Houston also has a fiscal motive to ensure that temporary government assistance for Katrina evacuees remains temporary. While the feds have reimbursed the city for many (although not all) of its first-year evacuee costs, they will end that reimbursement once they view the former Louisiana residents as Texans. Louisiana itself has already cut off federal welfare payments to the evacuees, claiming that they no longer live in Louisiana.

Mayor White says he's open to suggestions for Katrina's next phase. This is a perfect opportunity not just for Houston's local charities – including faith-based groups – but also for national social-entrepreneurship groups to help evacuees who aren't used to working or who are difficult to employ, such as convicted felons or illiterates.
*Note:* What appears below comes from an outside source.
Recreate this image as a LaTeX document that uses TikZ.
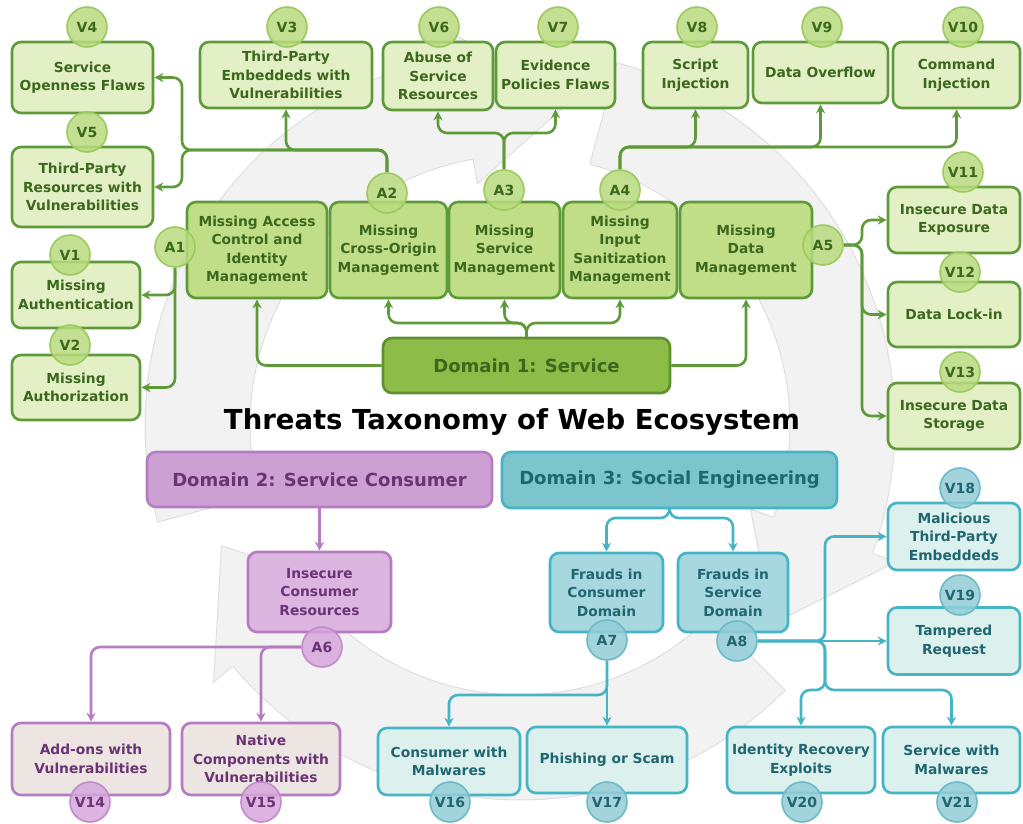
\documentclass[tikz,border=0pt]{standalone}
\usepackage{fontspec}
\setmainfont{DejaVu Sans}
\usetikzlibrary{arrows.meta}
\pgfdeclarelayer{ring}
\pgfdeclarelayer{lines}
\pgfsetlayers{ring,lines,main}
\definecolor{gB}{HTML}{5E9A38}
\definecolor{gV}{HTML}{E3F0C6}
\definecolor{gA}{HTML}{C0DE88}
\definecolor{gD}{HTML}{8EBC48}
\definecolor{gDB}{HTML}{5F902E}
\definecolor{gT}{HTML}{3B681C}
\definecolor{gC}{HTML}{B9DB80}
\definecolor{gCB}{HTML}{9DCA5E}
\definecolor{pB}{HTML}{B67CC1}
\definecolor{pD}{HTML}{CDA0D4}
\definecolor{pA}{HTML}{DCB6E1}
\definecolor{pV}{HTML}{EDE5E1}
\definecolor{pT}{HTML}{6A3373}
\definecolor{pC}{HTML}{D6A6DC}
\definecolor{pCB}{HTML}{C28CCB}
\definecolor{tB}{HTML}{45B4C5}
\definecolor{tD}{HTML}{7CC5CC}
\definecolor{tA}{HTML}{A7D7DF}
\definecolor{tV}{HTML}{DCF0EE}
\definecolor{tT}{HTML}{1F6670}
\definecolor{tC}{HTML}{93CDD7}
\definecolor{tCB}{HTML}{6DBBC8}
\begin{document}
\begin{tikzpicture}[x=1pt,y=-1pt,
  box/.style={draw, line width=2.6pt, rounded corners=9pt, align=center, inner sep=1pt,
    font=\fontsize{13.8}{18.5}\selectfont\bfseries},
  gbox/.style={box, draw=gB, fill=gV, text=gT},
  gabox/.style={box, draw=gB, fill=gA, text=gT},
  gdom/.style={box, draw=gDB, fill=gD, text=gT, font=\fontsize{18}{22}\selectfont\bfseries},
  pbox/.style={box, draw=pB, fill=pV, text=pT},
  pabox/.style={box, draw=pB, fill=pA, text=pT},
  pdom/.style={box, draw=pB, fill=pD, text=pT, font=\fontsize{18}{22}\selectfont\bfseries},
  tbox/.style={box, draw=tB, fill=tV, text=tT},
  tabox/.style={box, draw=tB, fill=tA, text=tT},
  tdom/.style={box, draw=tB, fill=tD, text=tT, font=\fontsize{18}{22}\selectfont\bfseries},
  circ/.style={circle, minimum size=40pt, inner sep=0pt, line width=1.6pt, fill opacity=0.85,
    text opacity=1, font=\fontsize{14}{16}\selectfont\bfseries},
  gcirc/.style={circ, draw=gCB, fill=gC, text=gT},
  pcirc/.style={circ, draw=pCB, fill=pC, text=pT},
  tcirc/.style={circ, draw=tCB, fill=tC, text=tT},
  tip/.style={-{Stealth[length=9pt,width=9pt,inset=3pt]}},
  garr/.style={draw=gB, line width=2.6pt, rounded corners=9pt, tip},
  parr/.style={draw=pB, line width=2.6pt, rounded corners=9pt, tip},
  tarr/.style={draw=tB, line width=2.6pt, rounded corners=9pt, tip},
  bgring/.style={fill=gray!10, draw=gray!25, line width=1pt}
]
\useasboundingbox (0,0) rectangle (1023,823);

\begin{pgfonlayer}{ring}
\fill[white] (0,0) rectangle (1023,823);
\foreach \a in {-75,45,165} {
  \pgfmathsetmacro\b{\a+95}
  \pgfmathsetmacro\c{\a+113}
  \filldraw[bgring] plot[domain=\a:\b,samples=40] ({520+375*cos(\x)},{425+375*sin(\x)})
    -- ({520+400*cos(\b)},{425+400*sin(\b)})
    -- ({520+322*cos(\c)},{425+322*sin(\c)})
    -- ({520+245*cos(\b)},{425+245*sin(\b)})
    -- plot[domain=\b:\a,samples=40] ({520+270*cos(\x)},{425+270*sin(\x)}) -- cycle;
}
\end{pgfonlayer}

% ---------- Domain 1 (green) ----------
\node[gbox, minimum width=141pt, minimum height=71pt] (v4) at (82.5,77.5) {Service\\Openness Flaws};
\node[gbox, minimum width=172pt, minimum height=66pt] (v3) at (286,75) {Third-Party\\Embeddeds with\\Vulnerabilities};
\node[gbox, minimum width=110pt, minimum height=68pt] (v6) at (438,76) {Abuse of\\Service\\Resources};
\node[gbox, minimum width=119pt, minimum height=66pt] (v7) at (555.5,75) {Evidence\\Policies Flaws};
\node[gbox, minimum width=105pt, minimum height=66pt] (v8) at (695.5,75) {Script\\Injection};
\node[gbox, minimum width=135pt, minimum height=61pt] (v9) at (820.5,72.5) {Data Overflow};
\node[gbox, minimum width=127pt, minimum height=66pt] (v10) at (956.5,75) {Command\\Injection};
\node[gbox, minimum width=141pt, minimum height=80pt] (v5) at (82.5,187) {Third-Party\\Resources with\\Vulnerabilities};
\node[gbox, minimum width=128pt, minimum height=66pt] (v1) at (76,295) {Missing\\Authentication};
\node[gbox, minimum width=128pt, minimum height=65pt] (v2) at (76,387.5) {Missing\\Authorization};
\node[gbox, minimum width=132pt, minimum height=66pt] (v11) at (954,220) {Insecure Data\\Exposure};
\node[gbox, minimum width=132pt, minimum height=65pt] (v12) at (954,314.5) {Data Lock-in};
\node[gbox, minimum width=132pt, minimum height=66pt] (v13) at (954,416) {Insecure Data\\Storage};

\node[gabox, minimum width=140pt, minimum height=96pt] (a1) at (257,250) {Missing Access\\Control and\\Identity\\Management};
\node[gabox, minimum width=117pt, minimum height=96pt] (a2) at (388.5,250) {Missing\\Cross-Origin\\Management};
\node[gabox, minimum width=111pt, minimum height=96pt] (a3) at (504.5,250) {Missing\\Service\\Management};
\node[gabox, minimum width=114pt, minimum height=96pt] (a4) at (620,250) {Missing\\Input\\Sanitization\\Management};
\node[gabox, minimum width=132pt, minimum height=96pt] (a5) at (746,250) {Missing\\Data\\Management};
\node[gdom, minimum width=287pt, minimum height=55pt] (d1) at (526.5,365.5) {Domain 1: Service};

\node[font=\fontsize{27.5}{30}\selectfont\bfseries, text=black] (title) at (512,422) {Threats Taxonomy of Web Ecosystem};

% ---------- Domain 2 (purple) ----------
\node[pdom, minimum width=345pt, minimum height=55pt] (d2) at (319.5,479.5) {Domain 2: Service Consumer};
\node[pabox, minimum width=143pt, minimum height=80pt] (a6) at (319.5,592) {Insecure\\Consumer\\Resources};
\node[pbox, minimum width=158pt, minimum height=72pt] (v14) at (91,759) {Add-ons with\\Vulnerabilities};
\node[pbox, minimum width=158pt, minimum height=72pt] (v15) at (261,759) {Native\\Components with\\Vulnerabilities};

% ---------- Domain 3 (teal) ----------
\node[tdom, minimum width=335pt, minimum height=56pt] (d3) at (669.5,480) {Domain 3: Social Engineering};
\node[tabox, minimum width=113pt, minimum height=79pt] (a7) at (606.5,592.5) {Frauds in\\Consumer\\Domain};
\node[tabox, minimum width=110pt, minimum height=79pt] (a8) at (733,592.5) {Frauds in\\Service\\Domain};
\node[tbox, minimum width=142pt, minimum height=67pt] (v16) at (449,761.5) {Consumer with\\Malwares};
\node[tbox, minimum width=160pt, minimum height=66pt] (v17) at (607,760) {Phishing or Scam};
\node[tbox, minimum width=148pt, minimum height=66pt] (v20) at (801,760) {Identity Recovery\\Exploits};
\node[tbox, minimum width=137pt, minimum height=66pt] (v21) at (951.5,760) {Service with\\Malwares};
\node[tbox, minimum width=132pt, minimum height=67pt] (v18) at (954,536.5) {Malicious\\Third-Party\\Embeddeds};
\node[tbox, minimum width=132pt, minimum height=67pt] (v19) at (954,641) {Tampered\\Request};

% ---------- circles ----------
\node[gcirc] (cv4) at (87,27) {V4};
\node[gcirc] (cv3) at (287,27) {V3};
\node[gcirc] (cv6) at (439,27) {V6};
\node[gcirc] (cv7) at (558,27) {V7};
\node[gcirc] (cv8) at (697,27) {V8};
\node[gcirc] (cv9) at (822,27) {V9};
\node[gcirc] (cv10) at (963,27) {V10};
\node[gcirc] (cv5) at (87,132) {V5};
\node[gcirc] (cv1) at (70,255) {V1};
\node[gcirc] (cv2) at (70,345) {V2};
\node[gcirc] (cv11) at (963,172) {V11};
\node[gcirc] (cv12) at (960,272) {V12};
\node[gcirc] (cv13) at (960,372) {V13};
\node[gcirc] (ca1) at (175,247) {A1};
\node[gcirc] (ca2) at (387,193) {A2};
\node[gcirc] (ca3) at (504,190) {A3};
\node[gcirc] (ca4) at (620,190) {A4};
\node[gcirc] (ca5) at (823,245) {A5};
\node[pcirc] (ca6) at (322,647) {A6};
\node[pcirc] (cv14) at (90,802) {V14};
\node[pcirc] (cv15) at (261,802) {V15};
\node[tcirc] (ca7) at (607,640) {A7};
\node[tcirc] (ca8) at (737,641) {A8};
\node[tcirc] (cv16) at (450,802) {V16};
\node[tcirc] (cv17) at (607,802) {V17};
\node[tcirc] (cv20) at (802,802) {V20};
\node[tcirc] (cv21) at (957,802) {V21};
\node[tcirc] (cv18) at (960,488) {V18};
\node[tcirc] (cv19) at (960,595) {V19};

% ---------- connectors (behind the nodes) ----------
\coordinate (j2) at (182,150);
\coordinate (j3) at (504,133);
\coordinate (j4) at (620,147);
\coordinate (j5) at (862,245);
\coordinate (j1) at (526.5,323);
\coordinate (j6) at (669.5,518);
\coordinate (j7) at (607,695);
\coordinate (j8) at (825,641);
\coordinate (j9) at (825,690);

\begin{pgfonlayer}{lines}
\draw[garr] (ca2.north) |- (j2) |- (v4.east);
\draw[garr] (ca2.north) |- (j2) |- (v5.east);
\draw[garr] (ca2.north) |- (v3.south |- j2) -- (v3.south);
\draw[garr] (ca3.north) -- (j3) -| (v6.south);
\draw[garr] (ca3.north) -- (j3) -| (v7.south);
\draw[garr] (ca4.north) -- (j4) -| (v8.south);
\draw[garr] (ca4.north) -- (j4) -| (v9.south);
\draw[garr] (ca4.north) -- (j4) -| (v10.south);
\draw[garr] (ca1.south) |- (v1.east);
\draw[garr] (ca1.south) |- (v2.east);
\draw[garr] (ca5.east) -- (j5) |- (v11.west);
\draw[garr] (ca5.east) -- (j5) |- (v12.west);
\draw[garr] (ca5.east) -- (j5) |- (v13.west);
\draw[garr] (d1.north) -- (j1) -| (a2.south);
\draw[garr] (d1.north) -- (j1) -| (a3.south);
\draw[garr] (d1.north) -- (j1) -| (a4.south);
\draw[garr] (d1.west) -| (a1.south);
\draw[garr] (d1.east) -| (a5.south);

\draw[parr] (d2.south) -- (a6.north);
\draw[parr] (ca6.west) -| (v14.north);
\draw[parr] (ca6.west) -| (v15.north);

\draw[tarr] (d3.south) -- (j6) -| (a7.north);
\draw[tarr] (d3.south) -- (j6) -| (a8.north);
\draw[tarr] (ca7.south) -- (v17.north);
\draw[tarr] (ca7.south) -- (j7) -| (v16.north);
\draw[tarr] (ca8.east) -- (j8) |- (v18.west);
\draw[tarr] (ca8.east) -- (v19.west);
\draw[tarr] (ca8.east) -- (j8) -- (j9) -| (v20.north);
\draw[tarr] (ca8.east) -- (j8) -- (j9) -| (v21.north);
\end{pgfonlayer}
\end{tikzpicture}
\end{document}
Even more ambitious social entrepreneurs could help New Orleanians learn that the "normal" New Orleans culture of single motherhood isn't normal at all.

The ultimate challenge for philanthropists and policymakers is to ensure that a new generation of single mothers doesn't set loose another generation of unsupervised violent young men to prey on another city.

Houston's openhearted outreach to New Orleans in its hour of need was an extraordinary gesture, and it saved lives. But Houston will have accomplished a truly heroic task if it can redeem the undereducated, underpoliced and unmarried underclass that made New Orleans a disaster long before Katrina.

Houston approaches this task with a crucial advantage: Its leaders and citizens don't instinctively see big government as the solution – only good government.